Ed è espressamente al principio di trasparenza che si ispira l’interessante lavoro di Christin Tomasello e Leonardo Bartoli che operano una analisi comparata del Freedom of Information Act (FOIA): sottolineando che l’articolo 10 della Convenzione europea dei diritti dell’uomo stabilisce che il diritto alla libertà d’espressione include la libertà di ricevere o di comunicare informazioni e che l’esercizio di questa libertà, poiché comporta doveri e responsabilità, può essere sottoposto alle formalità, condizioni, restrizioni o sanzioni che sono previste dalla legge e che costituiscono misure necessarie, in una società democratica, alla sicurezza nazionale, all’integrità territoriale o alla pubblica sicurezza, alla difesa dell’ordine e alla prevenzione dei reati, alla protezione della salute o della morale, alla protezione della reputazione o dei diritti altrui, per impedire la divulgazione di informazioni riservate o per garantire l’autorità e l’imparzialità del potere giudiziario, mettono in risalto le ricadute di diritto positivo che la normativa sulla trasparenza ha avuto negli ordinamenti nazionali (ben ricordando l’analisi effettuata – nei numeri precedenti – circa i contenuti del “FOIA”, “Freedom of information act”, introdotto in Italia nell’ambito della riforma della pubblica amministrazione realizzata dalla legge delega 7 agosto 2015, n. 124).

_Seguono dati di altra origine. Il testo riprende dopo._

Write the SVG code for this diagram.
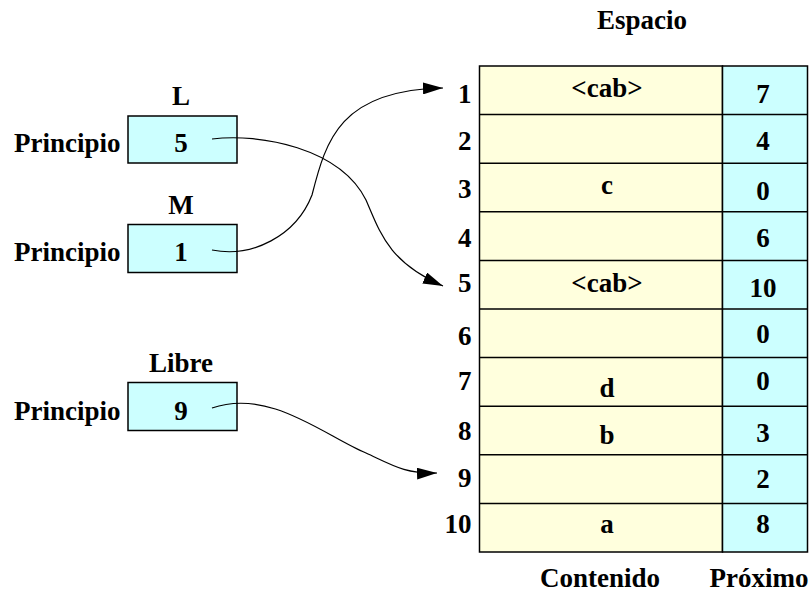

Si tratta di comprendere se il principio di trasparenza abbia assunto – come abbiamo avuto modo di sottolineare in un precedente numero dedicato a ciò – assoluta e indiscussa preminenza, oppure se esso receda a fronte delle affermazioni di valori antagonisti, di pari o addirittura superiore rilievo: ed è per questo che con il fascicolo 9/2017, abbiamo inaugurato la rubrica – curata da Francesco Modafferi – dal titolo «Privacy: noi siamo i nostri dati» volta a far «comprendere le regole per rispettare il diritto alla protezione dati personali, alla riservatezza e all’identità personale nella società dell’informazione». È del resto noto il dibattito di questi giorni, a seguito dell’entrata in vigore del Regolamento generale europeo sulla protezione dei dati GDPR 679/2016, circa l’avvenuta introduzione nel sistema normativo europeo ed italiano della figura del Data Protection Officer (DPO) o Responsabile della Protezione dei Dati personali (RPD) la cui nomina è obbligatoria per la pubblica amministrazione ed il termine ultimo per la sua attuazione è fissato per il 25 maggio 2018.
Tale obbligo è stato confermato dalle Linee guida sui RPD adottate dal Gruppo di Lavoro sulla tutela delle persone fisiche con riguardo al trattamento di dati personali istituito dalla Direttiva 95/46/CE del Parlamento Europeo e del Consiglio del 24 ottobre 1995, in data 13 dicembre 2016 (ed emendate in data 5 aprile 2017). Come è stato opportunamente evidenziato, il GDPR ha ridefinito il quadro normativo di riferimento mettendo in luce il principio di responsabilizzazione (accountability) e riconoscendo nel RPD uno degli elementi-chiave all’interno del nuovo sistema di governance dei dati.